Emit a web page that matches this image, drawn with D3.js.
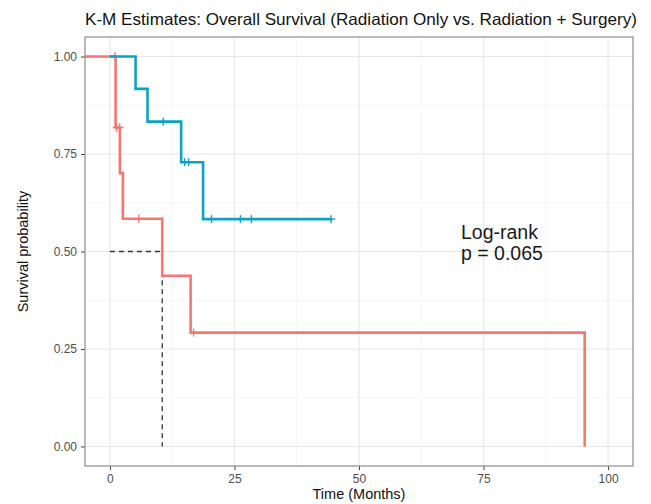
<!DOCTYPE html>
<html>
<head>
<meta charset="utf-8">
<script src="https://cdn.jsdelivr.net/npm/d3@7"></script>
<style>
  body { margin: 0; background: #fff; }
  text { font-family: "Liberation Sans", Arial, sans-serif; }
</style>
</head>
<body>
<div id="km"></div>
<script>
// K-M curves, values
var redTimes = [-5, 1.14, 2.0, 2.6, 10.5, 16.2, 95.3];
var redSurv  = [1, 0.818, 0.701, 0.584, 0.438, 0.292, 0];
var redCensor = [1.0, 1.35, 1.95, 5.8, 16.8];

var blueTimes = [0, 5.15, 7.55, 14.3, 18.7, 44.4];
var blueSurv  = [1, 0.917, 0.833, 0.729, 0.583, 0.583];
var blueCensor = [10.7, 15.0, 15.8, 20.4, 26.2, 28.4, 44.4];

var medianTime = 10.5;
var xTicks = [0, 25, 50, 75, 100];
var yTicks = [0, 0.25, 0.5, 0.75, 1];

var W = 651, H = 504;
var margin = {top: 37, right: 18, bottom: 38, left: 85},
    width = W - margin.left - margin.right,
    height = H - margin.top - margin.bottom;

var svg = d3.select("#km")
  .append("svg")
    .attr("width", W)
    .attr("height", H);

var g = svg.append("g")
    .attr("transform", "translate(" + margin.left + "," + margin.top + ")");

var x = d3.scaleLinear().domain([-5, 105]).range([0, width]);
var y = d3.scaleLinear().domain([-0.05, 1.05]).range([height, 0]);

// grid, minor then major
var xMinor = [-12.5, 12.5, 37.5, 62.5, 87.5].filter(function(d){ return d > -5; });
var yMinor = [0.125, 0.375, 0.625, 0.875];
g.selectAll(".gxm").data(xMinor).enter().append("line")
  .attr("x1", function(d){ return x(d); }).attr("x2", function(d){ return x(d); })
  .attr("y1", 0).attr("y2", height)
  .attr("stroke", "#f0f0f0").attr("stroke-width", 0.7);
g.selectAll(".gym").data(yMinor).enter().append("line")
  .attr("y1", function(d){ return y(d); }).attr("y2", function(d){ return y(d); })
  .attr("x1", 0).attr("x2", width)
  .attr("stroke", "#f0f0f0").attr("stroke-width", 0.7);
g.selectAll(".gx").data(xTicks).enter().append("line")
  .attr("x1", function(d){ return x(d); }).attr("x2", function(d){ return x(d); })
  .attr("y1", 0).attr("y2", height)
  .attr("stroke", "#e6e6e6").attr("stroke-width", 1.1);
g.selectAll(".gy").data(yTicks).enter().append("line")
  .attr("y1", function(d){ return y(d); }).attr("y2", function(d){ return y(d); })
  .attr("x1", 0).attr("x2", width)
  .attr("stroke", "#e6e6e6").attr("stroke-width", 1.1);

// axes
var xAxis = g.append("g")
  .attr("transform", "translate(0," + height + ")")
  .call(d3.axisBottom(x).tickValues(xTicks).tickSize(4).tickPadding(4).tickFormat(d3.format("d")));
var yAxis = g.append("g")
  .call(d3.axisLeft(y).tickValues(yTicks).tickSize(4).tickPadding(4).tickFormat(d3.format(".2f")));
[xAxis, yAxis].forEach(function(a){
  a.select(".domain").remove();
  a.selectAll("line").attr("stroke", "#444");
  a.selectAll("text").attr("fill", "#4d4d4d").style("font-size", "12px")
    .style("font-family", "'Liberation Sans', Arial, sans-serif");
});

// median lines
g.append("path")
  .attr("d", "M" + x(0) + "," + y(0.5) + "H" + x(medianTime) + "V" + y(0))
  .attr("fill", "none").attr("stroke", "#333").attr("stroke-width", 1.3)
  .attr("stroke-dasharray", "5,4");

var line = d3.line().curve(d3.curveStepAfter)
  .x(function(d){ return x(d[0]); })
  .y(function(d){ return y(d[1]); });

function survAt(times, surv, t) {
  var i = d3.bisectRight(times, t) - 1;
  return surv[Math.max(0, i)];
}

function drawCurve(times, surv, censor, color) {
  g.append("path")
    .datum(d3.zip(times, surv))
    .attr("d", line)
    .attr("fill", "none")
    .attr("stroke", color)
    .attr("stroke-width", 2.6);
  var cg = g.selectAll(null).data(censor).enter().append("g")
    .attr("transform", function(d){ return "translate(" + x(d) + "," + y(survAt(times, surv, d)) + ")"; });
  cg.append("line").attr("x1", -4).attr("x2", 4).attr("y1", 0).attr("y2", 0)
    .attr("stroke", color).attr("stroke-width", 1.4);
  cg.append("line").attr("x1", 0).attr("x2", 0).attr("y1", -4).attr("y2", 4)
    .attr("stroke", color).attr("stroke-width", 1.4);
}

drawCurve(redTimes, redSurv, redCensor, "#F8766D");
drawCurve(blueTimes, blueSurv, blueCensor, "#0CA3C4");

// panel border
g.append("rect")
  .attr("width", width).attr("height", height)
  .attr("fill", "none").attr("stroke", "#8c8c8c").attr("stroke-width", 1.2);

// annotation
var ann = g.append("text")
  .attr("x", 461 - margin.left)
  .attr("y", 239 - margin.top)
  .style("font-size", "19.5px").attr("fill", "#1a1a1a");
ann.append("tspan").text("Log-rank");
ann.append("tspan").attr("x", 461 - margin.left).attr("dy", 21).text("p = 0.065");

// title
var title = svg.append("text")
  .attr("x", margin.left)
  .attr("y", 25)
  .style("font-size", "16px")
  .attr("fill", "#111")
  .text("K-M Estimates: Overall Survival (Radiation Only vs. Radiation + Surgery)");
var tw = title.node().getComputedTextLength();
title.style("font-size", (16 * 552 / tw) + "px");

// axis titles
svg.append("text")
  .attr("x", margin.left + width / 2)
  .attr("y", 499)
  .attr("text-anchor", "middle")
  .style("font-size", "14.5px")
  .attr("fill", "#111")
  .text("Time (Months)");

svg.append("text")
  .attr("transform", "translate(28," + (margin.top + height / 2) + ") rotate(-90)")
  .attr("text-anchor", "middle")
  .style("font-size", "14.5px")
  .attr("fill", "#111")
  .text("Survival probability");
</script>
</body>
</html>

○ ○ ○ ○ ○

WORK TO COMPLETE: Copy the material above in full and exactly, skipping pictures.

TASK RESPONSE:
Emit a web page that matches this image, drawn with D3.js.
<!DOCTYPE html>
<html>
<head>
<meta charset="utf-8">
<script src="https://cdn.jsdelivr.net/npm/d3@7"></script>
<style>
  body { margin: 0; background: #fff; }
  text { font-family: "Liberation Sans", Arial, sans-serif; }
</style>
</head>
<body>
<div id="km"></div>
<script>
// K-M curves, values
var redTimes = [-5, 1.14, 2.0, 2.6, 10.5, 16.2, 95.3];
var redSurv  = [1, 0.818, 0.701, 0.584, 0.438, 0.292, 0];
var redCensor = [1.0, 1.35, 1.95, 5.8, 16.8];

var blueTimes = [0, 5.15, 7.55, 14.3, 18.7, 44.4];
var blueSurv  = [1, 0.917, 0.833, 0.729, 0.583, 0.583];
var blueCensor = [10.7, 15.0, 15.8, 20.4, 26.2, 28.4, 44.4];

var medianTime = 10.5;
var xTicks = [0, 25, 50, 75, 100];
var yTicks = [0, 0.25, 0.5, 0.75, 1];

var W = 651, H = 504;
var margin = {top: 37, right: 18, bottom: 38, left: 85},
    width = W - margin.left - margin.right,
    height = H - margin.top - margin.bottom;

var svg = d3.select("#km")
  .append("svg")
    .attr("width", W)
    .attr("height", H);

var g = svg.append("g")
    .attr("transform", "translate(" + margin.left + "," + margin.top + ")");

var x = d3.scaleLinear().domain([-5, 105]).range([0, width]);
var y = d3.scaleLinear().domain([-0.05, 1.05]).range([height, 0]);

// grid, minor then major
var xMinor = [-12.5, 12.5, 37.5, 62.5, 87.5].filter(function(d){ return d > -5; });
var yMinor = [0.125, 0.375, 0.625, 0.875];
g.selectAll(".gxm").data(xMinor).enter().append("line")
  .attr("x1", function(d){ return x(d); }).attr("x2", function(d){ return x(d); })
  .attr("y1", 0).attr("y2", height)
  .attr("stroke", "#f0f0f0").attr("stroke-width", 0.7);
g.selectAll(".gym").data(yMinor).enter().append("line")
  .attr("y1", function(d){ return y(d); }).attr("y2", function(d){ return y(d); })
  .attr("x1", 0).attr("x2", width)
  .attr("stroke", "#f0f0f0").attr("stroke-width", 0.7);
g.selectAll(".gx").data(xTicks).enter().append("line")
  .attr("x1", function(d){ return x(d); }).attr("x2", function(d){ return x(d); })
  .attr("y1", 0).attr("y2", height)
  .attr("stroke", "#e6e6e6").attr("stroke-width", 1.1);
g.selectAll(".gy").data(yTicks).enter().append("line")
  .attr("y1", function(d){ return y(d); }).attr("y2", function(d){ return y(d); })
  .attr("x1", 0).attr("x2", width)
  .attr("stroke", "#e6e6e6").attr("stroke-width", 1.1);

// axes
var xAxis = g.append("g")
  .attr("transform", "translate(0," + height + ")")
  .call(d3.axisBottom(x).tickValues(xTicks).tickSize(4).tickPadding(4).tickFormat(d3.format("d")));
var yAxis = g.append("g")
  .call(d3.axisLeft(y).tickValues(yTicks).tickSize(4).tickPadding(4).tickFormat(d3.format(".2f")));
[xAxis, yAxis].forEach(function(a){
  a.select(".domain").remove();
  a.selectAll("line").attr("stroke", "#444");
  a.selectAll("text").attr("fill", "#4d4d4d").style("font-size", "12px")
    .style("font-family", "'Liberation Sans', Arial, sans-serif");
});

// median lines
g.append("path")
  .attr("d", "M" + x(0) + "," + y(0.5) + "H" + x(medianTime) + "V" + y(0))
  .attr("fill", "none").attr("stroke", "#333").attr("stroke-width", 1.3)
  .attr("stroke-dasharray", "5,4");

var line = d3.line().curve(d3.curveStepAfter)
  .x(function(d){ return x(d[0]); })
  .y(function(d){ return y(d[1]); });

function survAt(times, surv, t) {
  var i = d3.bisectRight(times, t) - 1;
  return surv[Math.max(0, i)];
}

function drawCurve(times, surv, censor, color) {
  g.append("path")
    .datum(d3.zip(times, surv))
    .attr("d", line)
    .attr("fill", "none")
    .attr("stroke", color)
    .attr("stroke-width", 2.6);
  var cg = g.selectAll(null).data(censor).enter().append("g")
    .attr("transform", function(d){ return "translate(" + x(d) + "," + y(survAt(times, surv, d)) + ")"; });
  cg.append("line").attr("x1", -4).attr("x2", 4).attr("y1", 0).attr("y2", 0)
    .attr("stroke", color).attr("stroke-width", 1.4);
  cg.append("line").attr("x1", 0).attr("x2", 0).attr("y1", -4).attr("y2", 4)
    .attr("stroke", color).attr("stroke-width", 1.4);
}

drawCurve(redTimes, redSurv, redCensor, "#F8766D");
drawCurve(blueTimes, blueSurv, blueCensor, "#0CA3C4");

// panel border
g.append("rect")
  .attr("width", width).attr("height", height)
  .attr("fill", "none").attr("stroke", "#8c8c8c").attr("stroke-width", 1.2);

// annotation
var ann = g.append("text")
  .attr("x", 461 - margin.left)
  .attr("y", 239 - margin.top)
  .style("font-size", "19.5px").attr("fill", "#1a1a1a");
ann.append("tspan").text("Log-rank");
ann.append("tspan").attr("x", 461 - margin.left).attr("dy", 21).text("p = 0.065");

// title
var title = svg.append("text")
  .attr("x", margin.left)
  .attr("y", 25)
  .style("font-size", "16px")
  .attr("fill", "#111")
  .text("K-M Estimates: Overall Survival (Radiation Only vs. Radiation + Surgery)");
var tw = title.node().getComputedTextLength();
title.style("font-size", (16 * 552 / tw) + "px");

// axis titles
svg.append("text")
  .attr("x", margin.left + width / 2)
  .attr("y", 499)
  .attr("text-anchor", "middle")
  .style("font-size", "14.5px")
  .attr("fill", "#111")
  .text("Time (Months)");

svg.append("text")
  .attr("transform", "translate(28," + (margin.top + height / 2) + ") rotate(-90)")
  .attr("text-anchor", "middle")
  .style("font-size", "14.5px")
  .attr("fill", "#111")
  .text("Survival probability");
</script>
</body>
</html>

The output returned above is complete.